Has Christine O’Donnell Changed American Politics?
To be sure, Christine O'Donnell's defeat of Mike Castle in the Delaware Primary is a crytalizing moment both for the Right and American politics. That does not mean it is all about her. And even if she were to lose in November, it will not change this moment, nor the fact that establishment politicians on both sides of the aisle are now encountering a force with which they never imagined they would have to contend.
On a mission to retake the hill and reignite the lights of the Shining City, the "almost chosen people" of our Army of Davids have been gaining ground, disintermediating the powers that be using every medium, old and new, to make our voices heard.
Sissy Willis presents it in terms of a question: which is to be master? That question pits a large chorus comprised of voices from mostly average Americans against a professional political, or ruling class – of both parties, in some ways. But that chorus did not begin singing with Christine O'Donnell, nor will it stop with her. She simply represents the latest loud call heard from it thus far.
It began years ago when a class of more pragmatic Americans, from conservative to libertarian, and many things in between, began to find their own voices through technology-enabled new media. It now spans the radio airwaves and a large, growing portion of the Internet. From the debate on the Iraq War, to immigration reform, S-CHIP, and even a Bush nomination to the Supreme Court, it has been heard before. And it's continued to grow louder.
Certainly John McCain's nomination of Sarah Palin as his selection for Vice President presented an opportunity for it to be heard. Now, in Christine O'Donnell, it has won a defining victory – just as it has helped score victories with Sharron Angle, Marco Rubio, Joe Miller, and others. Yet, the battle it is engaged in is just beginning and is far from over. There will be wins and losses in its future. But it will have a future. More than anything else, O'Donnell's victory should assure us of that.
One thing I do believe we need to do is move away from the notion that it is the voice of some far Right in America. It is not that, or, more accurately, not only that. It might best be described as the voice of common sense elevating up from and through the people, as opposed to the voices of elites, primarily educated in Northeastern institutions and embracing a thinking that is, on average, more progressive politically, than it is pragmatic and traditionally American.
The Left and the media would like nothing better than to portray it as a radical and fringe Right, looking to set America back 100 or 200 years. But that is not what these more pragmatic Americans want. What they want is to preserve what is and has always been the best of and in America, as it goes forward, navigating this great nation through increasingly complex and challenging times.
Despite attempts to portray him as such, Reagan did not ultimately emerge successfully as the leader of some far Right, or overly moralistic America.
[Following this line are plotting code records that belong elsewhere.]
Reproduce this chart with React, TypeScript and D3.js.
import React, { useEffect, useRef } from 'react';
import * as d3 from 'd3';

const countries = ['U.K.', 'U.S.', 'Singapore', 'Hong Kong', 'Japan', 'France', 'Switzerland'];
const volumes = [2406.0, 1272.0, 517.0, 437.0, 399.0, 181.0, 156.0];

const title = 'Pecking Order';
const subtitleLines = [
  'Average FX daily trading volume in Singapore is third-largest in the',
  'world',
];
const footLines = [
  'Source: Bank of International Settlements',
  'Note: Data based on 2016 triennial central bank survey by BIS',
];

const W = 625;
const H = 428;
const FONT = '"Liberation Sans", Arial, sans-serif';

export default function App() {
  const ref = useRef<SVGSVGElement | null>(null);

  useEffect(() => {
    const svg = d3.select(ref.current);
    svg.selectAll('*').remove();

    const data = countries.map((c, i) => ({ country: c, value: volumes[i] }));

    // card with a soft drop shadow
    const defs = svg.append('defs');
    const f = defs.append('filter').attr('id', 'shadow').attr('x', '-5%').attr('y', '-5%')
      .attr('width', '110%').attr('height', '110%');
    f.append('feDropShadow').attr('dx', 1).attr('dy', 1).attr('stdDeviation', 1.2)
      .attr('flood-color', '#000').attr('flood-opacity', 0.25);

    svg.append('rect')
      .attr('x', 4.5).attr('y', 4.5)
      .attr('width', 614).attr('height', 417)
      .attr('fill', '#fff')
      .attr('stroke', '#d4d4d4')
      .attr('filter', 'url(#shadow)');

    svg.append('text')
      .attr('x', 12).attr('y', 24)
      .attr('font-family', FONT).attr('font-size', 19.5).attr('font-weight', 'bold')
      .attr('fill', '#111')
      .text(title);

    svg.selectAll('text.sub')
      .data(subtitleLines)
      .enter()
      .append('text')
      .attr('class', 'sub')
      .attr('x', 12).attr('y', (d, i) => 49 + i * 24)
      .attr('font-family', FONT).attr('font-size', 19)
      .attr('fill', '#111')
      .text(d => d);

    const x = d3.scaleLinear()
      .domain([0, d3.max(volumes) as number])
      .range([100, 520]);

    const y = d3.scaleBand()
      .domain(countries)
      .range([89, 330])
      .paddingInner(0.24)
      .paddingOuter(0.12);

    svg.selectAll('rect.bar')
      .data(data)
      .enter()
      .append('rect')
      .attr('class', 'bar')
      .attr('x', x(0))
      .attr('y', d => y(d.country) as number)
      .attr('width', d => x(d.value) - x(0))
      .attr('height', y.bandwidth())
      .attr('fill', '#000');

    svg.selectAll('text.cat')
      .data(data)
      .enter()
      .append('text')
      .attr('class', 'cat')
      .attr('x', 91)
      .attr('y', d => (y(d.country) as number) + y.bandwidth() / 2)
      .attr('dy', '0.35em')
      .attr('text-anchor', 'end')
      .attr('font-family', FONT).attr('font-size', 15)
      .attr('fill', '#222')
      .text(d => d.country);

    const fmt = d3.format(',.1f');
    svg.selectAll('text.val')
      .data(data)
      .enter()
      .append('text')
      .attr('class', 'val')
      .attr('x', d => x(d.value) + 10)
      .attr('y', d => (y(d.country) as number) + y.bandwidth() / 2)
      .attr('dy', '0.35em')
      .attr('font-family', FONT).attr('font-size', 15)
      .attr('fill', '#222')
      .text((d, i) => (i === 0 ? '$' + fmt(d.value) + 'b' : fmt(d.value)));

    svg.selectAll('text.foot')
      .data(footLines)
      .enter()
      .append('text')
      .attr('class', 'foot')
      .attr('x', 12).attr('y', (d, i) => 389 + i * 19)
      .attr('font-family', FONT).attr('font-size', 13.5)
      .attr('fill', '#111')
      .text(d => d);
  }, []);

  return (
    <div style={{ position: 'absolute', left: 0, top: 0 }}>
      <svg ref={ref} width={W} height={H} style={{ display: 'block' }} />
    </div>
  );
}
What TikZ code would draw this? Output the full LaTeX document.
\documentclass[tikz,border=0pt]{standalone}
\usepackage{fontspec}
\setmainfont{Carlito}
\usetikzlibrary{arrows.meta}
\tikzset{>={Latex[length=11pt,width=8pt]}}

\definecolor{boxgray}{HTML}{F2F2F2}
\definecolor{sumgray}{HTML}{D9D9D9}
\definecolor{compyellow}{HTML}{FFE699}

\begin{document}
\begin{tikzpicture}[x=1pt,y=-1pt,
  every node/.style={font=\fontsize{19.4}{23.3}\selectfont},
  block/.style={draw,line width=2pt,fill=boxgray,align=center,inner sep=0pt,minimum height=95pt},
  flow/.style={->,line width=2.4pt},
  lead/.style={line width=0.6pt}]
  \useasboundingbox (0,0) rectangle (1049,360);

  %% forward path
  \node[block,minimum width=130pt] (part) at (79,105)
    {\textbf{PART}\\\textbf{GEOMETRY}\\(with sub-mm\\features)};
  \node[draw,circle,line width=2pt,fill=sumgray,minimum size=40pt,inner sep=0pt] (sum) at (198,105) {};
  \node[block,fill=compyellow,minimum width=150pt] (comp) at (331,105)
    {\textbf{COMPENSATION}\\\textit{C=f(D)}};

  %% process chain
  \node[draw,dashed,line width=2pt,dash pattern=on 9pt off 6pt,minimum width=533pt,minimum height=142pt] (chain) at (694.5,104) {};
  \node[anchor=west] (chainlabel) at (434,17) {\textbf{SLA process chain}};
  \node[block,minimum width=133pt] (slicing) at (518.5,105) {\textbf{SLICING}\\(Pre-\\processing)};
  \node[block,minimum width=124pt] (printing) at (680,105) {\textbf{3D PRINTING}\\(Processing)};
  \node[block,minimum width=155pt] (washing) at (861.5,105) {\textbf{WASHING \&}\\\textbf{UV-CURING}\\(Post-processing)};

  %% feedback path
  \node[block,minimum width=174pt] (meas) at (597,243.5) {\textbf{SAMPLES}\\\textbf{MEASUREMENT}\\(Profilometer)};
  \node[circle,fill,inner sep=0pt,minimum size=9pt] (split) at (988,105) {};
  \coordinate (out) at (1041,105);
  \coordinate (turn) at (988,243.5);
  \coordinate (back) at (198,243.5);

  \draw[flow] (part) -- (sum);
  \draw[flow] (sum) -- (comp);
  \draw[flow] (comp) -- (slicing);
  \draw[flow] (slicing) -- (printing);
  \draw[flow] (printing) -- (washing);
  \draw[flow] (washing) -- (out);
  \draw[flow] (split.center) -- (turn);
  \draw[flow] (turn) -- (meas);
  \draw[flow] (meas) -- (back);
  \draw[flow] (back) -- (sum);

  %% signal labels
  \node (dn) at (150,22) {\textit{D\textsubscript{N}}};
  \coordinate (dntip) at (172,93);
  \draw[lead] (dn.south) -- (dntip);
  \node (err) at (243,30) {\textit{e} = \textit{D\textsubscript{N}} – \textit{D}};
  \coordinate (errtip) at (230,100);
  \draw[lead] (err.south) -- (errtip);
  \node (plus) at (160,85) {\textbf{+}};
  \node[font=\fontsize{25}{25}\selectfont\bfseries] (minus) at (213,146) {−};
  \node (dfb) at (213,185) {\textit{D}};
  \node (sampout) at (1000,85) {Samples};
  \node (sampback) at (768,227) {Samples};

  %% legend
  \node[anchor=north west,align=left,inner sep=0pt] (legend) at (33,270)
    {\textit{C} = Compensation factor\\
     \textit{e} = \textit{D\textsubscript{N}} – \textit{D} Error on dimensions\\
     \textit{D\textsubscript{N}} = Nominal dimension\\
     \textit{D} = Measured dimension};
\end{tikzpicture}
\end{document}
He emerged as a leader of and spokesperson for your average American - men and women who pay their taxes, abide by the laws, and embrace and value liberty for all Americans, as well as this nation's splendid and great history.
Today, as was true in Reagan's time, they want the best for everyone, regardless of their race, skin color, or personal wealth. Yet, they are not obsessed with apolozing for any of America's past mistakes in any regard. These are people who prefer to look forward, work always for the best for all, without getting bogged down in fights unnecesary and inappropriate to today.
In the final analysis, does Christine O'Donnell represent that – warts, or flaws and all? I believe she does. No one ever said all of America's people are perfect. Christine O'Donnell is not perfect and, with help of a sometimes malicious media, Right and Left, some minor flaws were made far more prominent than they ever should have been. It is that she won with them fully exposed that makes her recent victory so compelling and so important as a demonstration of this new movement's power, reach and determination.
The message should be, in my opinion, this great growing influence in American politics, often best put in terms of a Tea Party movement, does not demand purity. It does not demand perfection. It demands a healthy respect for our Constituion and a willingness to have and support common sense values and policies which will pull America back from what has been a long, slow slide toward European socialism since the end of the Reagan era.
If Christine O'Donnell is the latest embodiment of that, then she is deserving of our energetic and unqualified support. Her's is merely one battle of many of the same sort we must fight and win in every instance we can from now, through November, and right on into 2012.
We will not take America back with Christine O'Donnell. We will not take America back in 2012. But if we go forward, more together than we are apart, simply as good Americans, we can and will take America back, one day passing along that gift to our children. And as an American, one born here, who grew up here as a child, there is perhaps no greater gift than an America that sits as "a shining city upon a hill whose beacon light guides freedom-loving people everywhere" any man, woman, or child anywhere in the world could hope to receive.
That is why I fought for Christine O'Donnell, despite any flaws. That is why we should all fight for her in November. And we should continue to fight on no matter what the outcome, or challenges that lie ahead. Now, only we can put America back together, again. And we must do just that, not only for ourselves, but for generations of Americans still to come.
All the GOP's fuddy duddies and all the Journolista's men couldn't put the establishment together again!